[GIVEN INSTRUCTION]
Without the pictures, can you quote each line below exactly?

[RECORDED INFORMATION]
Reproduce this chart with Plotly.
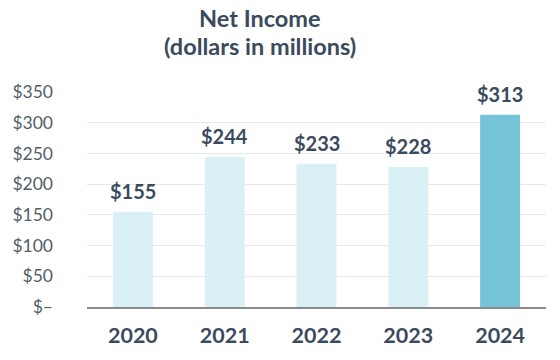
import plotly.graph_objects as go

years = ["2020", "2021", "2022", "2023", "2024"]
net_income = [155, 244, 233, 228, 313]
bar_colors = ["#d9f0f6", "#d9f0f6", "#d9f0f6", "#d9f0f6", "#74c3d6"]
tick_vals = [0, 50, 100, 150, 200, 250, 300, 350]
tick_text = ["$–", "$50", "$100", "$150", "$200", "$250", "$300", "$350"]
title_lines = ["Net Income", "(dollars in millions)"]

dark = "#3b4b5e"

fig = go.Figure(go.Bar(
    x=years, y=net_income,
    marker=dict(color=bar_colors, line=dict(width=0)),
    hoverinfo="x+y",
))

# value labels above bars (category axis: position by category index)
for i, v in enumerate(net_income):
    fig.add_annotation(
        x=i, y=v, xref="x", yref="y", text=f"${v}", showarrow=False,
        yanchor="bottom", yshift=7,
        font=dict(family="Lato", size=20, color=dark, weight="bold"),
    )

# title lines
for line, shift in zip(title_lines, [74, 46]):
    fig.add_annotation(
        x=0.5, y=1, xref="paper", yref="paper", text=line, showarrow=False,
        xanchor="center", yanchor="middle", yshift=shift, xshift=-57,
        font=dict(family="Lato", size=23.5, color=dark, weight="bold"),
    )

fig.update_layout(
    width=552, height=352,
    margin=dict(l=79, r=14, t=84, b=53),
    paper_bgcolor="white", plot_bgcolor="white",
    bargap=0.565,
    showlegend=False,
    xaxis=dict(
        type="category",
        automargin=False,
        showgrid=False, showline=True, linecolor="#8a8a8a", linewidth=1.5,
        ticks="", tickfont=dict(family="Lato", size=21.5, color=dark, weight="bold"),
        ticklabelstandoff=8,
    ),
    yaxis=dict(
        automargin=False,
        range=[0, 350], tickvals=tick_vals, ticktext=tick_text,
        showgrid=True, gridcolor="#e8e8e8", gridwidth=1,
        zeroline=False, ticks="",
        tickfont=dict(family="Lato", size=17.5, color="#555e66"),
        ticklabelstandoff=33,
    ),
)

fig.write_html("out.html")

[ANSWER FOR THE TASK]
Reproduce this chart with Plotly.
import plotly.graph_objects as go

years = ["2020", "2021", "2022", "2023", "2024"]
net_income = [155, 244, 233, 228, 313]
bar_colors = ["#d9f0f6", "#d9f0f6", "#d9f0f6", "#d9f0f6", "#74c3d6"]
tick_vals = [0, 50, 100, 150, 200, 250, 300, 350]
tick_text = ["$–", "$50", "$100", "$150", "$200", "$250", "$300", "$350"]
title_lines = ["Net Income", "(dollars in millions)"]

dark = "#3b4b5e"

fig = go.Figure(go.Bar(
    x=years, y=net_income,
    marker=dict(color=bar_colors, line=dict(width=0)),
    hoverinfo="x+y",
))

# value labels above bars (category axis: position by category index)
for i, v in enumerate(net_income):
    fig.add_annotation(
        x=i, y=v, xref="x", yref="y", text=f"${v}", showarrow=False,
        yanchor="bottom", yshift=7,
        font=dict(family="Lato", size=20, color=dark, weight="bold"),
    )

# title lines
for line, shift in zip(title_lines, [74, 46]):
    fig.add_annotation(
        x=0.5, y=1, xref="paper", yref="paper", text=line, showarrow=False,
        xanchor="center", yanchor="middle", yshift=shift, xshift=-57,
        font=dict(family="Lato", size=23.5, color=dark, weight="bold"),
    )

fig.update_layout(
    width=552, height=352,
    margin=dict(l=79, r=14, t=84, b=53),
    paper_bgcolor="white", plot_bgcolor="white",
    bargap=0.565,
    showlegend=False,
    xaxis=dict(
        type="category",
        automargin=False,
        showgrid=False, showline=True, linecolor="#8a8a8a", linewidth=1.5,
        ticks="", tickfont=dict(family="Lato", size=21.5, color=dark, weight="bold"),
        ticklabelstandoff=8,
    ),
    yaxis=dict(
        automargin=False,
        range=[0, 350], tickvals=tick_vals, ticktext=tick_text,
        showgrid=True, gridcolor="#e8e8e8", gridwidth=1,
        zeroline=False, ticks="",
        tickfont=dict(family="Lato", size=17.5, color="#555e66"),
        ticklabelstandoff=33,
    ),
)

fig.write_html("out.html")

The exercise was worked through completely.